A controversial infrastructure bill that is moving quickly through the parliamentary system includes a number of measures pertaining to crypto players and how they are taxed. As previously stated, the majority of these are related to the legal definition of a “broker.” This week, the American crypto community attempted to rally support for a bipartisan amendment to the bill proposed by three senators, including cryptocurrency enthusiast Cynthia Lummis.

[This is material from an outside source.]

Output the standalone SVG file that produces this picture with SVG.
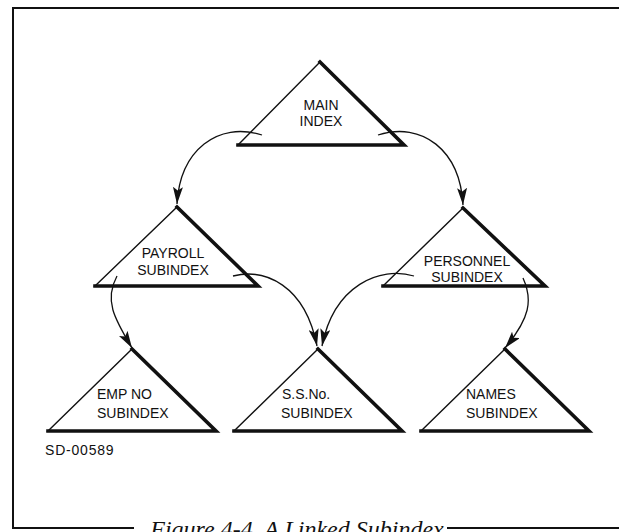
<svg xmlns="http://www.w3.org/2000/svg" width="619" height="532" viewBox="0 0 619 532">
  <style>
    .bg { fill: #ffffff; }
    .frame { fill: none; stroke: #111; stroke-width: 2; }
    .tri-thin { fill: #ffffff; stroke: #111; stroke-width: 1.4; stroke-linejoin: miter; }
    .tri-thick { fill: none; stroke: #111; stroke-width: 3.6; stroke-linejoin: miter; stroke-linecap: square; }
    .label { font-family: "Liberation Sans", Arial, sans-serif; font-size: 14px; fill: #111; }
    .mid { text-anchor: middle; }
    .link { fill: none; stroke: #111; stroke-width: 1.3; marker-end: url(#head); }
    .caption { font-family: "Liberation Serif", "Times New Roman", serif; font-style: italic; font-size: 24px; fill: #111; text-anchor: middle; white-space: pre; }
  </style>
  <defs>
    <marker id="head" markerUnits="userSpaceOnUse" markerWidth="18" markerHeight="10" refX="17" refY="5" orient="auto">
      <path d="M0,0 L17,5 L0,10 L3.5,5 z" fill="#111"/>
    </marker>
  </defs>

  <rect class="bg" x="0" y="0" width="619" height="532"/>

  <!-- border with the caption set into the bottom rule -->
  <g id="frame">
    <path class="frame" d="M619,8 H13 V528 H134"/>
    <path class="frame" d="M447,528 H619"/>
    <text class="caption" x="297" y="537">Figure 4-4  A Linked Subindex</text>
  </g>

  <!-- index triangles: thin left edge, heavy right edge and base -->
  <g id="main-index">
    <polygon class="tri-thin" points="238,145 320,62 404,145"/>
    <polyline class="tri-thick" points="320,62 404,145 238,145"/>
    <text class="label mid" x="321" y="110">MAIN</text>
    <text class="label mid" x="321" y="126">INDEX</text>
  </g>

  <g id="payroll-subindex">
    <polygon class="tri-thin" points="95,286 177,207 258,286"/>
    <polyline class="tri-thick" points="177,207 258,286 95,286"/>
    <text class="label mid" x="173" y="258">PAYROLL</text>
    <text class="label mid" x="173" y="275">SUBINDEX</text>
  </g>

  <g id="personnel-subindex">
    <polygon class="tri-thin" points="383,286 463,208 545,286"/>
    <polyline class="tri-thick" points="463,208 545,286 383,286"/>
    <text class="label mid" x="467" y="266">PERSONNEL</text>
    <text class="label mid" x="467" y="282">SUBINDEX</text>
  </g>

  <g id="empno-subindex">
    <polygon class="tri-thin" points="48,431 132,349 216,431"/>
    <polyline class="tri-thick" points="132,349 216,431 48,431"/>
    <text class="label" x="97" y="399">EMP NO</text>
    <text class="label" x="97" y="418">SUBINDEX</text>
  </g>

  <g id="ssno-subindex">
    <polygon class="tri-thin" points="234,431 318,349 402,431"/>
    <polyline class="tri-thick" points="318,349 402,431 234,431"/>
    <text class="label" x="282" y="399">S.S.No.</text>
    <text class="label" x="281" y="418">SUBINDEX</text>
  </g>

  <g id="names-subindex">
    <polygon class="tri-thin" points="421,431 505,349 589,431"/>
    <polyline class="tri-thick" points="505,349 589,431 421,431"/>
    <text class="label" x="466" y="399">NAMES</text>
    <text class="label" x="466" y="418">SUBINDEX</text>
  </g>

  <text id="drawing-number" class="label" x="45" y="455" letter-spacing="0.8">SD-00589</text>

  <!-- links between indexes -->
  <g id="connectors">
    <path class="link" d="M262,135 C218,121 180,150 177,204"/>
    <path class="link" d="M378,135 C422,121 460,150 463,205"/>
    <path class="link" d="M117,276 C104,300 114,318 132,348"/>
    <path class="link" d="M233,276 C265,268 305,285 317,346"/>
    <path class="link" d="M414,276 C380,266 334,285 322,346"/>
    <path class="link" d="M523,278 C533,300 530,318 505,348"/>
  </g>
</svg>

The original bill might force the crypto mining and trading community to pay a whopping USD 28 billion to help support hundreds of billions of dollars in government expenditure initiatives. Before paying taxes on their assets and prior earnings, miners and developers would be required to produce detailed lists of documents and transaction history records to Internal Revenue Service officials.
Lummis, along with Senate Finance Committee Chairman Ron Wyden and Republican Senator Pat Toomey, offered an amendment that would remove miners, validators, blockchain developers, and wallet-making developers from being classified as “brokers” and thus subject to all of the bill’s restrictions.
Senators Rob Portman, Mark Warner, and Kyrsten Sinema introduced the amendment. Perhaps confusingly, this second amendment suggested the same type of exemption as the first amendment — but only for proof-of-work miners like Bitcoin (BTC) and (for the time being) ETH miners. That means that developers and validators on proof-of-stake networks like Cardano (ADA) (or the yet-to-be-launched Ethereum 2.0) would be classified as brokers, whereas Bitcoin protocol experts would be exempt.